Drug Addicts and Death Penalty in Singapore

Posted by under Features on 13 July 2001

In late 1970s, there were about 20,000 heroin addicts and by 1989 Reduced to around 9,000 addicts. In 1995, there were 7,700 drug addicts in rehabilitation centres and 80% of the newly registered addicts were young citizens under the age of 30. Drug addiction is common among the poor and young school dropouts.

In 1996, after treatment relapse rates among drug addicts remained above 70 percent. In 1997, those arrested for drug offenses numbered 4750. Reports indicate that drug addiction is disproportionately high among poor, unemployed, Malay males with low education`.

Drug addiction continues to be a serious problem among the poor and low educated in Singapore despite harsh anti-drugs laws. Persistent drug addicts who have been admitted more than twice to a drugs rehabilitation centre are treated as criminals who may be imprisoned for up to 13 years and caned. The death penalty is mandatory for anyone, over the age of 18, found in possession of more than 15 grams of heroin, 30 grams of morphine or cocaine, or 500 grams of cannabis. It is presumed to be trafficking in drug, unless the contrary can be proved.

Drug addiction will continue as long as the social conditions pushing it exists when these conditions are alleviated the demand for illicit drugs will surely drop. Society should give the addicts an opportunity to integrate and provide access to decent jobs. Society is, partly, responsible for this unhealthy trend! But it seems drug abusers, those in possession of drugs and minor traffickers, are put to death or imprisoned while those behind the crime escape.

Drug addiction: Rational and Humane approach
Statistics indicate that out of 340 people executed between 1991 and 2000, 247 had been convicted of drug trafficking. Drug addiction is disproportionately high among young people coming from broken families, the poor and the unemployed with low education - the excluded people of Singapore. Many of those convicted for drug offense and face death penalty are from these social background. We may still wish to turn the face the other way but the death penalty remains with human mistakes and discrimination. This inhumane practice remains a part of our justice system.

The mandatory death sentence must be removed. The laws have to be changed to permit judicial discretion and fairness for drug cases.
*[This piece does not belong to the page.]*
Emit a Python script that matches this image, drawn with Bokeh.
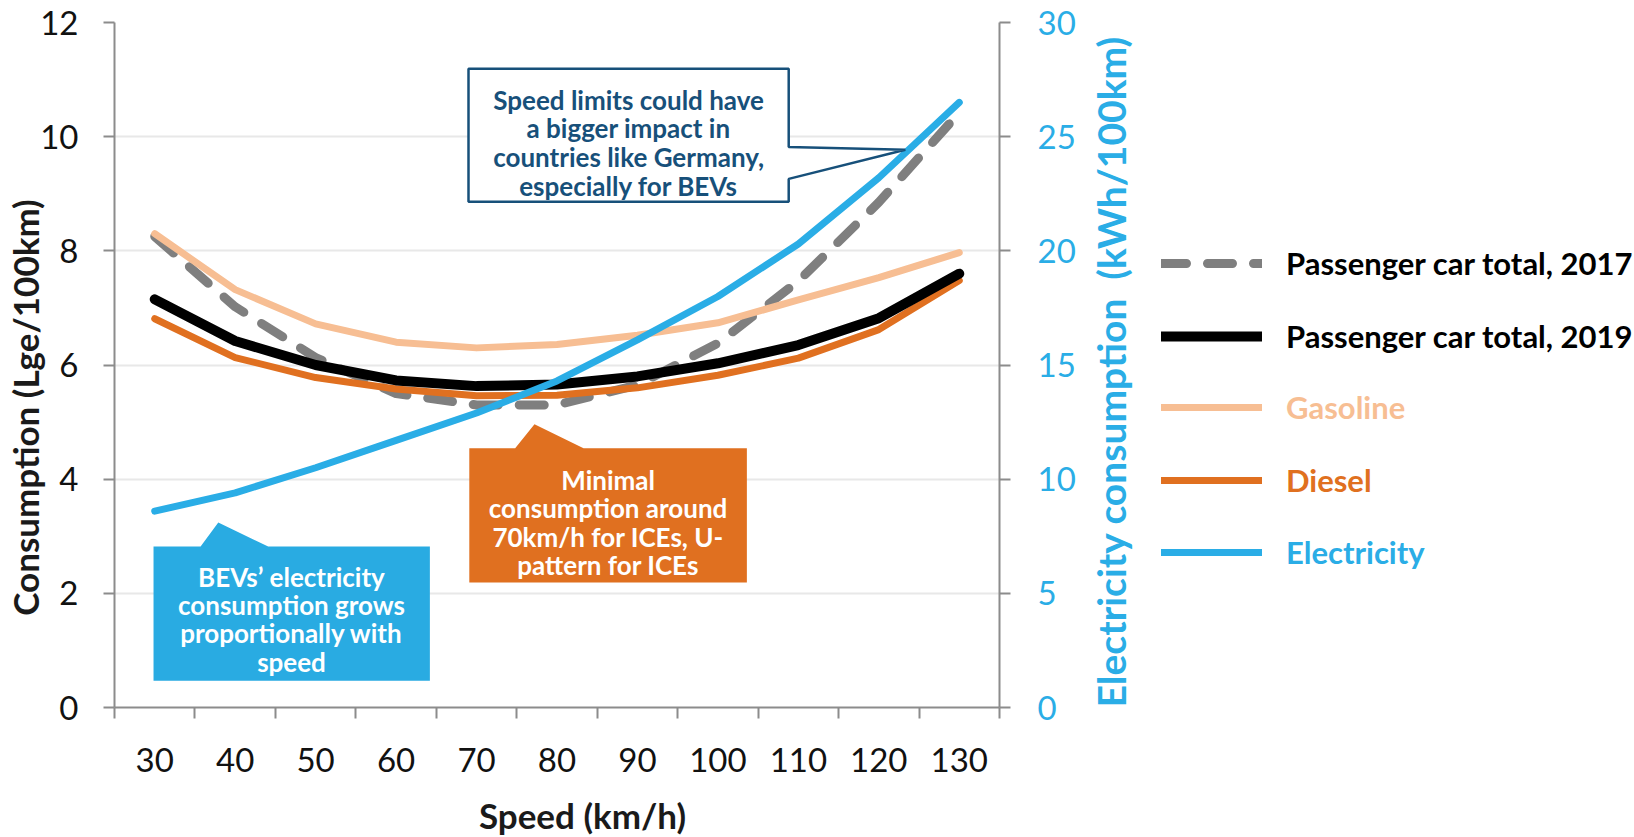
from bokeh.plotting import figure
from bokeh.layouts import row
from bokeh.models import Range1d, LinearAxis, FixedTicker, Legend, LegendItem, Label
from bokeh.embed import file_html
from bokeh.resources import INLINE
import math

# ---------------- data ----------------
speeds = [30, 40, 50, 60, 70, 80, 90, 100, 110, 120, 130]
total_2017 = [8.25, 7.02, 6.13, 5.50, 5.30, 5.30, 5.65, 6.38, 7.47, 8.85, 10.42]
total_2019 = [7.15, 6.42, 6.00, 5.73, 5.63, 5.66, 5.80, 6.03, 6.35, 6.82, 7.60]
gasoline = [8.30, 7.32, 6.72, 6.40, 6.30, 6.36, 6.52, 6.74, 7.14, 7.53, 7.97]
diesel = [6.81, 6.13, 5.78, 5.58, 5.46, 5.47, 5.60, 5.82, 6.12, 6.62, 7.48]
electricity = [8.6, 9.4, 10.5, 11.7, 12.9, 14.3, 16.1, 18.0, 20.3, 23.2, 26.5]

left_ticks = [0, 2, 4, 6, 8, 10, 12]
right_ticks = [0, 5, 10, 15, 20, 25, 30]

series_names = ["Passenger car total, 2017", "Passenger car total, 2019",
                "Gasoline", "Diesel", "Electricity"]

# ---------------- style ----------------
GRAY = "#7F7F7F"
BLACK = "#000000"
GAS = "#F7BE93"
DIESEL = "#E07020"
ELEC = "#2AADE6"
NAVY = "#17507A"
AXIS = "#8C8C8C"
FONT = "Lato"
NB = "\u00a0"

xs = list(range(len(speeds)))

P_RIGHT = 144
p = figure(frame_width=885, frame_height=685,
           min_border_left=114, min_border_top=22,
           min_border_right=P_RIGHT, min_border_bottom=130,
           x_range=Range1d(-0.5, len(speeds) - 0.5),
           y_range=Range1d(0, 12),
           output_backend="svg", toolbar_location=None,
           background_fill_color="white", border_fill_color="white")
p.extra_y_ranges = {"elec": Range1d(0, 30)}
p.outline_line_color = None

# grid
p.xgrid.visible = False
p.ygrid.ticker = FixedTicker(ticks=left_ticks)
p.ygrid.grid_line_color = "#E8E8E8"
p.ygrid.grid_line_width = 2

# bottom axis
xa = p.xaxis[0]
xa.ticker = FixedTicker(ticks=xs, minor_ticks=[i - 0.5 for i in range(len(speeds) + 1)])
xa.major_label_overrides = {i: str(s) for i, s in zip(xs, speeds)}
xa.major_tick_out = 0
xa.major_tick_in = 0
xa.minor_tick_out = 11
xa.minor_tick_in = 0
xa.minor_tick_line_color = AXIS
xa.minor_tick_line_width = 2
xa.axis_line_color = AXIS
xa.axis_line_width = 2
xa.major_label_text_font = FONT
xa.major_label_text_font_size = "33px"
xa.major_label_text_color = "#111111"
xa.major_label_standoff = 29
xa.axis_label = NB * 6 + "Speed (km/h)"
xa.axis_label_text_font = FONT
xa.axis_label_text_font_style = "bold"
xa.axis_label_text_font_size = "35px"
xa.axis_label_text_color = "#1a1a1a"
xa.axis_label_standoff = 19

# left axis
ya = p.yaxis[0]
ya.ticker = FixedTicker(ticks=left_ticks)
ya.major_tick_out = 11
ya.major_tick_in = 0
ya.minor_tick_out = 0
ya.minor_tick_in = 0
ya.major_tick_line_color = AXIS
ya.major_tick_line_width = 2
ya.axis_line_color = AXIS
ya.axis_line_width = 2
ya.major_label_text_font = FONT
ya.major_label_text_font_size = "33px"
ya.major_label_text_color = "#111111"
ya.major_label_standoff = 25
ya.axis_label = "Consumption (Lge/100km)" + NB * 10
ya.axis_label_text_font = FONT
ya.axis_label_text_font_style = "bold"
ya.axis_label_text_font_size = "35px"
ya.axis_label_text_color = "#1a1a1a"
ya.axis_label_standoff = -9

# right axis
ra = LinearAxis(y_range_name="elec", ticker=FixedTicker(ticks=right_ticks))
ra.major_tick_out = 11
ra.major_tick_in = 0
ra.minor_tick_out = 0
ra.minor_tick_in = 0
ra.major_tick_line_color = AXIS
ra.major_tick_line_width = 2
ra.axis_line_color = AXIS
ra.axis_line_width = 2
ra.major_label_text_font = FONT
ra.major_label_text_font_size = "33px"
ra.major_label_text_color = ELEC
ra.major_label_standoff = 27
ra.axis_label = "Electricity consumption\u00a0 (kWh/100km)"
ra.axis_label_text_font = FONT
ra.axis_label_text_font_style = "bold"
ra.axis_label_text_font_size = "39px"
ra.axis_label_text_color = ELEC
ra.axis_label_standoff = 32
ra.axis_label_orientation = math.pi / 2
try:
    ra.axis_label_align = "start"
except AttributeError:
    pass
p.add_layout(ra, "right")

# ---------------- lines ----------------
styles = {
    "2017": dict(line_color=GRAY, line_width=9, line_dash="25 21"),
    "2019": dict(line_color=BLACK, line_width=10),
    "gas": dict(line_color=GAS, line_width=7),
    "die": dict(line_color=DIESEL, line_width=7),
    "elec": dict(line_color=ELEC, line_width=7),
}
common = dict(line_cap="round", line_join="round")
p.line(xs, total_2017, **styles["2017"], **common)
p.line(xs, gasoline, **styles["gas"], **common)
p.line(xs, diesel, **styles["die"], **common)
p.line(xs, total_2019, **styles["2019"], **common)
p.line(xs, electricity, y_range_name="elec", **styles["elec"], **common)

# ---------------- callout boxes ----------------
p.patch([3.90, 7.88, 7.88, 9.33, 7.88, 7.88, 3.90],
        [11.19, 11.19, 9.82, 9.77, 9.26, 8.86, 8.86],
        fill_color="white", line_color=NAVY, line_width=2.5)
p.patch([3.91, 4.48, 4.72, 5.33, 7.36, 7.36, 3.91],
        [4.54, 4.54, 4.96, 4.54, 4.54, 2.19, 2.19],
        fill_color=DIESEL, line_color=None)
p.patch([-0.015, 0.57, 0.79, 1.41, 3.42, 3.42, -0.015],
        [2.82, 2.82, 3.24, 2.82, 2.82, 0.47, 0.47],
        fill_color="#29ABE2", line_color=None)


def add_lines(lines, xc, ys, color):
    for t, yy in zip(lines, ys):
        p.add_layout(Label(x=xc, y=yy, text=t, text_align="center",
                           text_baseline="middle", text_font=FONT,
                           text_font_style="bold", text_font_size="26px",
                           text_color=color))


add_lines(["Speed limits could have", "a bigger impact in",
           "countries like Germany,", "especially for BEVs"],
          5.89, [10.65, 10.16, 9.65, 9.14], NAVY)
add_lines(["Minimal", "consumption around",
           "70km/h for ICEs, U-", "pattern for ICEs"],
          5.635, [3.99, 3.49, 2.99, 2.50], "white")
add_lines(["BEVs\u2019 electricity", "consumption grows",
           "proportionally with", "speed"],
          1.70, [2.28, 1.79, 1.30, 0.79], "white")

# ---------------- legend panel ----------------
P_WIDTH = 114 + 885 + P_RIGHT
lf = figure(width=1634 - P_WIDTH, height=837, x_range=Range1d(1000, 1001),
            y_range=Range1d(1000, 1001),
            x_axis_type=None, y_axis_type=None, output_backend="svg",
            toolbar_location=None, min_border=0, min_border_left=0,
            min_border_right=0, min_border_top=0, min_border_bottom=0,
            background_fill_color="white", border_fill_color="white")
lf.outline_line_color = None
lf.grid.visible = False

r2017 = lf.line(xs, total_2017, **styles["2017"], **common)
r2019 = lf.line(xs, total_2019, **styles["2019"], **common)
rgas = lf.line(xs, gasoline, **styles["gas"], **common)
rdie = lf.line(xs, diesel, **styles["die"], **common)
relec = lf.line(xs, electricity, **styles["elec"], **common)

legend_rows = [
    (series_names[0], r2017, "#000000", 264),
    (series_names[1], r2019, "#000000", 337),
    (series_names[2], rgas, GAS, 408),
    (series_names[3], rdie, DIESEL, 481),
    (series_names[4], relec, ELEC, 553),
]
FRAME_BOTTOM = 707
for name, rend, col, yc in legend_rows:
    leg = Legend(items=[LegendItem(label=name, renderers=[rend])],
                 location=(1145 - P_WIDTH, FRAME_BOTTOM - (yc + 20)),
                 padding=0, margin=0, spacing=0,
                 glyph_width=101, glyph_height=40, label_height=40,
                 label_standoff=24, border_line_color=None,
                 background_fill_alpha=0,
                 label_text_font=FONT, label_text_font_style="bold",
                 label_text_font_size="31px", label_text_color=col)
    lf.add_layout(leg)

layout = row(p, lf)
open("out.html", "w").write(file_html(layout, INLINE))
Under the current practices judges are helpless to do anything about the a disproportional number drug addicts who are young school drop-outs, poor and broken family background. They face heavy sentencing and death.

At the whim of an overzealous CNB officer or the prosecutor, a drug addict or a "runner" could be serving long term prison sentences or sentence to death for not volunteering to supply information against other suspects.

Drug addicts are used and abused by both the traffickers and the police. The police do target the drug addicts as incidence of crime is higher among addicts.

A more rational approach will save more lives. A change in approach to The drug problem is needed. We should remove mandatory capital punishment for simple possession of drugs.

Injustices: Remedies

All evidence should be properly disclosed in capital cases - no withholding of evidence - which can lead to wrongful convictions.

All detainees should get a fair look at evidence against them to review and rebut the evidence in the course of due process.

No secret evidence from informers should be used against detainees. The CNB and police should end the practice of using undisclosed evidence against the addicts.

There is a strong need to challenge evidence based on suggestive interviews, expose biased police investigation, and track down evidence withheld by the prosecution.

Where miscarriages of justice have occurred and wrongly convicted and executed - the death sentence is too late for an appeal.